> _EXERCISE_:
Write out the material exactly, leaving every picture behind.

> _SUPPLIED INFORMATION_:
______________________________
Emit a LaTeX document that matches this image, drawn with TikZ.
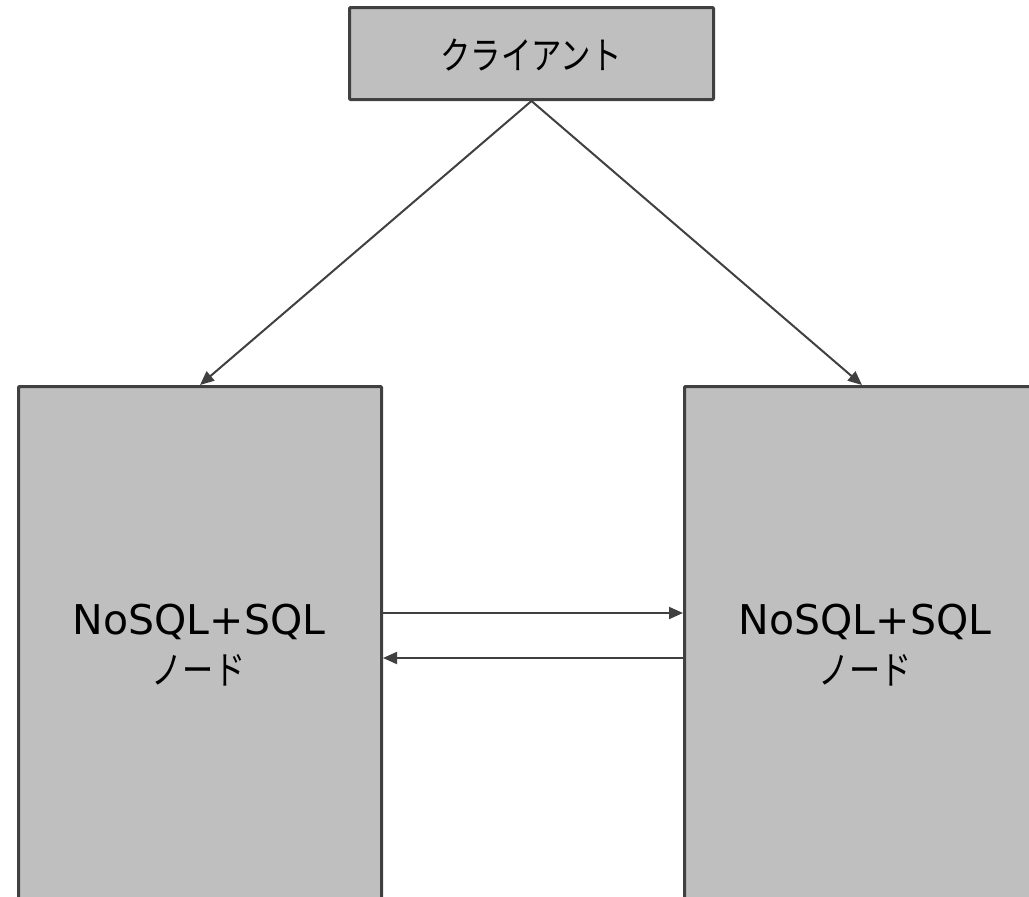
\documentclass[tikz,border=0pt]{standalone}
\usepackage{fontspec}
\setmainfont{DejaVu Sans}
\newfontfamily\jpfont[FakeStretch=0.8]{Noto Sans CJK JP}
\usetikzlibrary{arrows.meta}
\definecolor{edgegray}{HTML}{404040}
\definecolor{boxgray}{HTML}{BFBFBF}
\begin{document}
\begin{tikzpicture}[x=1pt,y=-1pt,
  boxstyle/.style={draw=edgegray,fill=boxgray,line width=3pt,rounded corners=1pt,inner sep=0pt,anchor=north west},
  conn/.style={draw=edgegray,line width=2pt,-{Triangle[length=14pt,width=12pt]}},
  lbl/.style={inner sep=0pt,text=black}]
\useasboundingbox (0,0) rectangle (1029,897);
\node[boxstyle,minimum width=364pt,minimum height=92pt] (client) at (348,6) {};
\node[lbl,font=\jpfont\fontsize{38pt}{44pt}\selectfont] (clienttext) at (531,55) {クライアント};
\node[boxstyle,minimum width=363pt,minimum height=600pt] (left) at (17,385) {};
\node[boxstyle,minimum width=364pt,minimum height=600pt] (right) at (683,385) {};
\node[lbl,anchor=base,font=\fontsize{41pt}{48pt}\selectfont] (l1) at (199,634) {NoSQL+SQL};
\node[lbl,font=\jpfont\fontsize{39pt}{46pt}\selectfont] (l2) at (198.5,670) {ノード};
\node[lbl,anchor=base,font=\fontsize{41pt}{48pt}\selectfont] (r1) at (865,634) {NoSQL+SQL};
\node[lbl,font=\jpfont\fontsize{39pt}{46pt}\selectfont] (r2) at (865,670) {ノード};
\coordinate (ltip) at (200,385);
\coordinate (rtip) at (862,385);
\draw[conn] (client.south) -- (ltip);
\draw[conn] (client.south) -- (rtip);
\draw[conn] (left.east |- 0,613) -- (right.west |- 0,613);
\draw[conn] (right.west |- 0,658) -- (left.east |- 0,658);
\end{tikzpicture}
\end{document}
______________________________
> _OUTPUT BELOW_:
Emit a LaTeX document that matches this image, drawn with TikZ.
\documentclass[tikz,border=0pt]{standalone}
\usepackage{fontspec}
\setmainfont{DejaVu Sans}
\newfontfamily\jpfont[FakeStretch=0.8]{Noto Sans CJK JP}
\usetikzlibrary{arrows.meta}
\definecolor{edgegray}{HTML}{404040}
\definecolor{boxgray}{HTML}{BFBFBF}
\begin{document}
\begin{tikzpicture}[x=1pt,y=-1pt,
  boxstyle/.style={draw=edgegray,fill=boxgray,line width=3pt,rounded corners=1pt,inner sep=0pt,anchor=north west},
  conn/.style={draw=edgegray,line width=2pt,-{Triangle[length=14pt,width=12pt]}},
  lbl/.style={inner sep=0pt,text=black}]
\useasboundingbox (0,0) rectangle (1029,897);
\node[boxstyle,minimum width=364pt,minimum height=92pt] (client) at (348,6) {};
\node[lbl,font=\jpfont\fontsize{38pt}{44pt}\selectfont] (clienttext) at (531,55) {クライアント};
\node[boxstyle,minimum width=363pt,minimum height=600pt] (left) at (17,385) {};
\node[boxstyle,minimum width=364pt,minimum height=600pt] (right) at (683,385) {};
\node[lbl,anchor=base,font=\fontsize{41pt}{48pt}\selectfont] (l1) at (199,634) {NoSQL+SQL};
\node[lbl,font=\jpfont\fontsize{39pt}{46pt}\selectfont] (l2) at (198.5,670) {ノード};
\node[lbl,anchor=base,font=\fontsize{41pt}{48pt}\selectfont] (r1) at (865,634) {NoSQL+SQL};
\node[lbl,font=\jpfont\fontsize{39pt}{46pt}\selectfont] (r2) at (865,670) {ノード};
\coordinate (ltip) at (200,385);
\coordinate (rtip) at (862,385);
\draw[conn] (client.south) -- (ltip);
\draw[conn] (client.south) -- (rtip);
\draw[conn] (left.east |- 0,613) -- (right.west |- 0,613);
\draw[conn] (right.west |- 0,658) -- (left.east |- 0,658);
\end{tikzpicture}
\end{document}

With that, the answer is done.